Short exercise: Scan the data below and pick out the lines containing the word "React".

Dataset excerpts:

** Start **

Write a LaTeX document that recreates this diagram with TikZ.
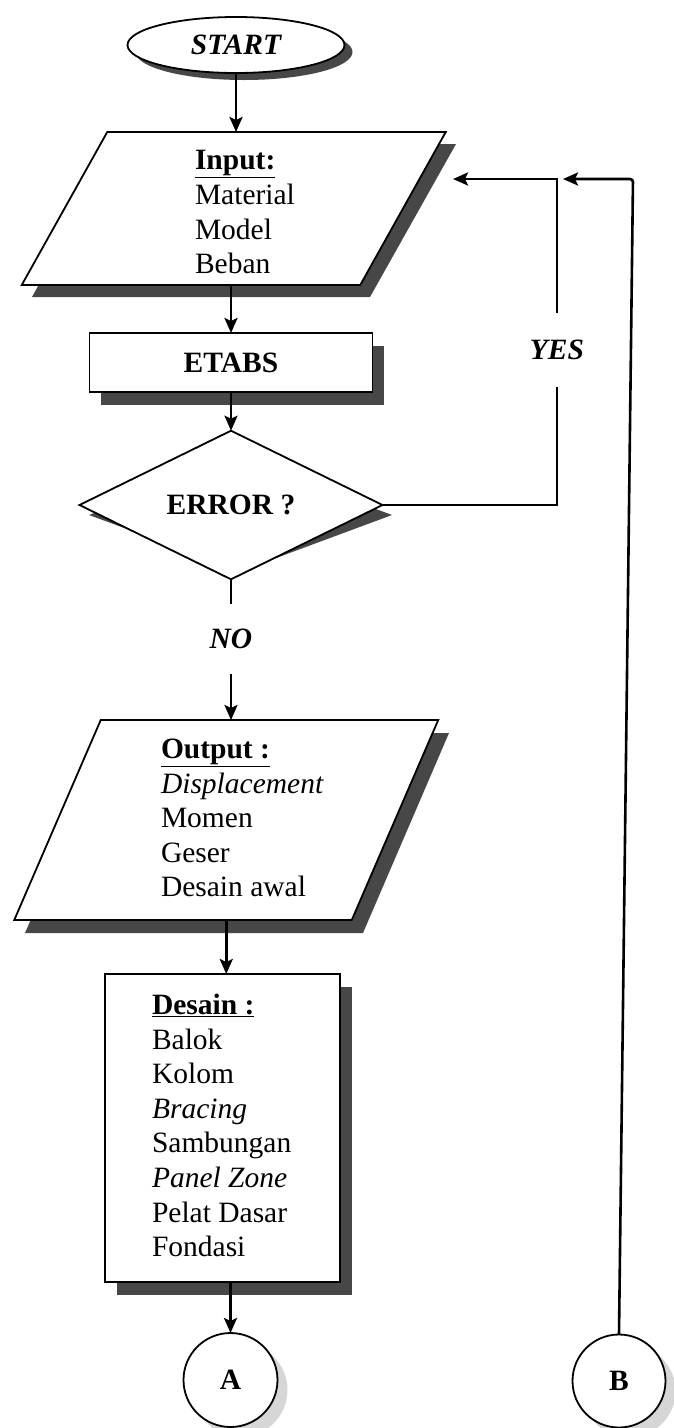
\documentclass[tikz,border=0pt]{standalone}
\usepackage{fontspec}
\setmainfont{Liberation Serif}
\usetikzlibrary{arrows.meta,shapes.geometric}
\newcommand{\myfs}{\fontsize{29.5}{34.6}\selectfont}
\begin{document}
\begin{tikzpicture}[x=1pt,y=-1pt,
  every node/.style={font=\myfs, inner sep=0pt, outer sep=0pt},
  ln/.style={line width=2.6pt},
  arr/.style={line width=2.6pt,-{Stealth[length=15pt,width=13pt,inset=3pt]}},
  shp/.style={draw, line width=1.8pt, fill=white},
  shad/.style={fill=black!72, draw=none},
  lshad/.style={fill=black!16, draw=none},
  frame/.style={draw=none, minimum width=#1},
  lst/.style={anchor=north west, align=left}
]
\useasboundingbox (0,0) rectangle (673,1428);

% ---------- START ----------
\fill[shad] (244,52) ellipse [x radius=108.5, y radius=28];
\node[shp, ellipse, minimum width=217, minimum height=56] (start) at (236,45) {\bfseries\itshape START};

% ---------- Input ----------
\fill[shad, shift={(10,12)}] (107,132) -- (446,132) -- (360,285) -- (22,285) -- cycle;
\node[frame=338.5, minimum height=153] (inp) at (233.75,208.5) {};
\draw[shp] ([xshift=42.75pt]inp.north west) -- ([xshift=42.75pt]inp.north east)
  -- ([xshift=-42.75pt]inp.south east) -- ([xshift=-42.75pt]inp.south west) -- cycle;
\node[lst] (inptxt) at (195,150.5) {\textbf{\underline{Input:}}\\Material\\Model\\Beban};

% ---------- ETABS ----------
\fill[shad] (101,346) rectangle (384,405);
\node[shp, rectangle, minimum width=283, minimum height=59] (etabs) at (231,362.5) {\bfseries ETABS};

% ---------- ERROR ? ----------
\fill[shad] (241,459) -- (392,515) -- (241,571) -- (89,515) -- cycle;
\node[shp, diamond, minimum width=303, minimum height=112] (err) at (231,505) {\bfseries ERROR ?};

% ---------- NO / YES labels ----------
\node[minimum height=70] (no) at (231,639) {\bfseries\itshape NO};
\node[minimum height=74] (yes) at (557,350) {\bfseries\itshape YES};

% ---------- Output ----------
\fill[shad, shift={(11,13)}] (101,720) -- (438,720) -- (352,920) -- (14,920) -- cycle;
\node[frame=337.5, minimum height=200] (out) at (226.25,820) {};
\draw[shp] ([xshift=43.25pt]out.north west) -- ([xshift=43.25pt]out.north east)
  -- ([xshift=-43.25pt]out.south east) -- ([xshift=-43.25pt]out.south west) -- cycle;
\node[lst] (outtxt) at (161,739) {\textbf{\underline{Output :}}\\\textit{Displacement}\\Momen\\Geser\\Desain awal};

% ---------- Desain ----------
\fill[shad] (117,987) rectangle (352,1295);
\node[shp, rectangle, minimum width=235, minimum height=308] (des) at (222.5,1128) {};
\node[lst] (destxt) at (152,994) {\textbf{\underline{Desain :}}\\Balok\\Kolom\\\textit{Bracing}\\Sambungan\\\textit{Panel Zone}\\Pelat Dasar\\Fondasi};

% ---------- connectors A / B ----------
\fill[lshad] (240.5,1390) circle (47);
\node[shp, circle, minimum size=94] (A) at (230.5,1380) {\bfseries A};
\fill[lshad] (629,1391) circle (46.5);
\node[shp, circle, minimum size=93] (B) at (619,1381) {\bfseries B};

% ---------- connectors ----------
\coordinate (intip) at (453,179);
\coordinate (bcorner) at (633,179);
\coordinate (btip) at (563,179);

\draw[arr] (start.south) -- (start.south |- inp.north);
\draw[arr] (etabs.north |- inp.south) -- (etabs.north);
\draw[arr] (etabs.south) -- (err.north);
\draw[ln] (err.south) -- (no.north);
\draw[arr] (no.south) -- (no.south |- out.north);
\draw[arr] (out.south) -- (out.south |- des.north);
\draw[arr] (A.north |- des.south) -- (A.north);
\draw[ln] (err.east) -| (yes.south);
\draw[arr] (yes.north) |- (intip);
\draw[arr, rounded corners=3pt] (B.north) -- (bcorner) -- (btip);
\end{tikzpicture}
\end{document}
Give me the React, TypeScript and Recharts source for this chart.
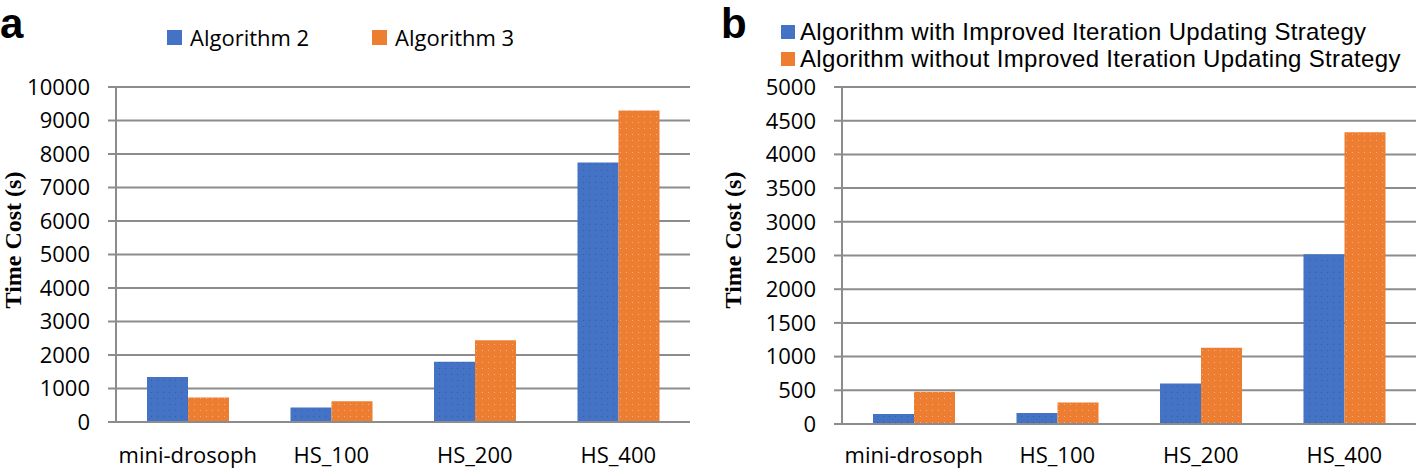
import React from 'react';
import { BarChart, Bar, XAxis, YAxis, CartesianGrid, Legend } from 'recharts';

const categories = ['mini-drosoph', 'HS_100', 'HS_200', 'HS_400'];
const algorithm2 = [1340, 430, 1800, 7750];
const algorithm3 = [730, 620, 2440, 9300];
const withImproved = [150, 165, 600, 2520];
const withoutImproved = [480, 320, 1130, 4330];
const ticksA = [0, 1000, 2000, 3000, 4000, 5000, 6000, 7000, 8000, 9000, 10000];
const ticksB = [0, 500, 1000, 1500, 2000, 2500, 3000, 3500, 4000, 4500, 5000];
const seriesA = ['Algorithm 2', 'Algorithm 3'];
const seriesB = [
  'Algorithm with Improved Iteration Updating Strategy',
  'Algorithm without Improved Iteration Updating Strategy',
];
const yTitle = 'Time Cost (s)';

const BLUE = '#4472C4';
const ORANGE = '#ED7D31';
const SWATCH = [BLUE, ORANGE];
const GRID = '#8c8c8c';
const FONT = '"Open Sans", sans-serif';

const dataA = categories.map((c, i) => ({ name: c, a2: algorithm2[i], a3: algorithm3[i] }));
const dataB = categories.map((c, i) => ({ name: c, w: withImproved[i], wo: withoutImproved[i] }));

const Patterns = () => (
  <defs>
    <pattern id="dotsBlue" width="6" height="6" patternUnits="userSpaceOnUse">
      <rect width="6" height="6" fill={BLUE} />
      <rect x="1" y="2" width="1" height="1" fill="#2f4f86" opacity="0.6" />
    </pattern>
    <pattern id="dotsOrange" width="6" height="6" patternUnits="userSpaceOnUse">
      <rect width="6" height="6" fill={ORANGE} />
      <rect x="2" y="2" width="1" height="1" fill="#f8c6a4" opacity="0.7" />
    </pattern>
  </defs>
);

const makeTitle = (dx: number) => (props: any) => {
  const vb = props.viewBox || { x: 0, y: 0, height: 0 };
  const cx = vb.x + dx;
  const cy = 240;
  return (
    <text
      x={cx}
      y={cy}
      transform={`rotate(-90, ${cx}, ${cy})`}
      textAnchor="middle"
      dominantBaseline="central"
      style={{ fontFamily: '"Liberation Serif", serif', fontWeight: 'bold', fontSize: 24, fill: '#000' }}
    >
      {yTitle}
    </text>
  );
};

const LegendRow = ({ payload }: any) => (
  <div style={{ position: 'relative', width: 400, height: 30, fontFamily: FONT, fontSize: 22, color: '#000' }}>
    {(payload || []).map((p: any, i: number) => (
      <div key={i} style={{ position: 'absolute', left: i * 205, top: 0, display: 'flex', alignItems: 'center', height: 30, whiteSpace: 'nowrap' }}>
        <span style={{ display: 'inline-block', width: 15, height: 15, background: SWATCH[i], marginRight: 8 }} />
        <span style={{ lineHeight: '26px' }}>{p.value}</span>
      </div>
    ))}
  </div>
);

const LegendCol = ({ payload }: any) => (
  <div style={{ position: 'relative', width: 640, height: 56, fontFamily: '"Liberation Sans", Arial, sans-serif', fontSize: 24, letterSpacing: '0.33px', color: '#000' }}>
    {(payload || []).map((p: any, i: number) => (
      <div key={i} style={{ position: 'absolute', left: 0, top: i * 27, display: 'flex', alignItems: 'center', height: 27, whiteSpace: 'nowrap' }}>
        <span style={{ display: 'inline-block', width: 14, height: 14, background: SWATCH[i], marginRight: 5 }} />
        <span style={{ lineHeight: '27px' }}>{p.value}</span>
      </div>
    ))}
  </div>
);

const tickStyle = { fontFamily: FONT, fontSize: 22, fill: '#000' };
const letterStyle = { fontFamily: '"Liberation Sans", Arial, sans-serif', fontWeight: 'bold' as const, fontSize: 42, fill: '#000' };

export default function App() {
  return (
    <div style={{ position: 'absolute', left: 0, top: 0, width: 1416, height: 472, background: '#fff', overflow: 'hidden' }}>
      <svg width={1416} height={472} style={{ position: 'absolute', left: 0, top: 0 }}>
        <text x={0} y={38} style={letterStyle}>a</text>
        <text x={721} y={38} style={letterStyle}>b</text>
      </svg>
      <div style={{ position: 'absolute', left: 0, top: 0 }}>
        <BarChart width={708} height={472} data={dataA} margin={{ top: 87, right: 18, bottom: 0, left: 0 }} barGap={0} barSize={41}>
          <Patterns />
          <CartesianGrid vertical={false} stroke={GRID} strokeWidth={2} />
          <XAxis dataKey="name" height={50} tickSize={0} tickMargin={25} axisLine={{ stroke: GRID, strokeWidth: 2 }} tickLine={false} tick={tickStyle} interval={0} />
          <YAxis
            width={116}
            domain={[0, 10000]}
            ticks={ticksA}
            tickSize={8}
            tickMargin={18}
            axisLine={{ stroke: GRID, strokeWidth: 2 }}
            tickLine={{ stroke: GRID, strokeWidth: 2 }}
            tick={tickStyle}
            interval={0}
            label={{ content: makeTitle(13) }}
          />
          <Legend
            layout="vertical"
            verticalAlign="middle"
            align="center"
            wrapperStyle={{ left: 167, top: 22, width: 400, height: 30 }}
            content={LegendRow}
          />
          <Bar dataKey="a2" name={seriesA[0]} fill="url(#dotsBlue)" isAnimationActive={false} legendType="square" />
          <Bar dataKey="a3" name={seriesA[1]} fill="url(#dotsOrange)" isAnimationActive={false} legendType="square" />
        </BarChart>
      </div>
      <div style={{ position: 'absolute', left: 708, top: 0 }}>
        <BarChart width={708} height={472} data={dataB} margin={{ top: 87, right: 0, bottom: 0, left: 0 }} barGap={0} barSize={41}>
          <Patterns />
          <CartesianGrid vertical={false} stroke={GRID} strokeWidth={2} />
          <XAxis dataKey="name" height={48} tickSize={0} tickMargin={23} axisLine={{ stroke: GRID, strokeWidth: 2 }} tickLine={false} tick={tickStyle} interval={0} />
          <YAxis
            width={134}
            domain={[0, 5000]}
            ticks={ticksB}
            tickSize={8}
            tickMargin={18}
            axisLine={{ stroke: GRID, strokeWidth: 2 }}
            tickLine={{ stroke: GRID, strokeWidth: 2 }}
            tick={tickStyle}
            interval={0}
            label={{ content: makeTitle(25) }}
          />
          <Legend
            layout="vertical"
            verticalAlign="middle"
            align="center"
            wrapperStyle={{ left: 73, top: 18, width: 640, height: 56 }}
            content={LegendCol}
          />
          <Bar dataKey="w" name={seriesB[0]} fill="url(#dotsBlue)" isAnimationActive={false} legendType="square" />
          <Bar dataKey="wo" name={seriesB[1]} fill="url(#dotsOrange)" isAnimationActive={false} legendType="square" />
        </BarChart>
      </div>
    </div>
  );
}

** End **

Written reply:
Give me the React, TypeScript and Recharts source for this chart.
import React from 'react';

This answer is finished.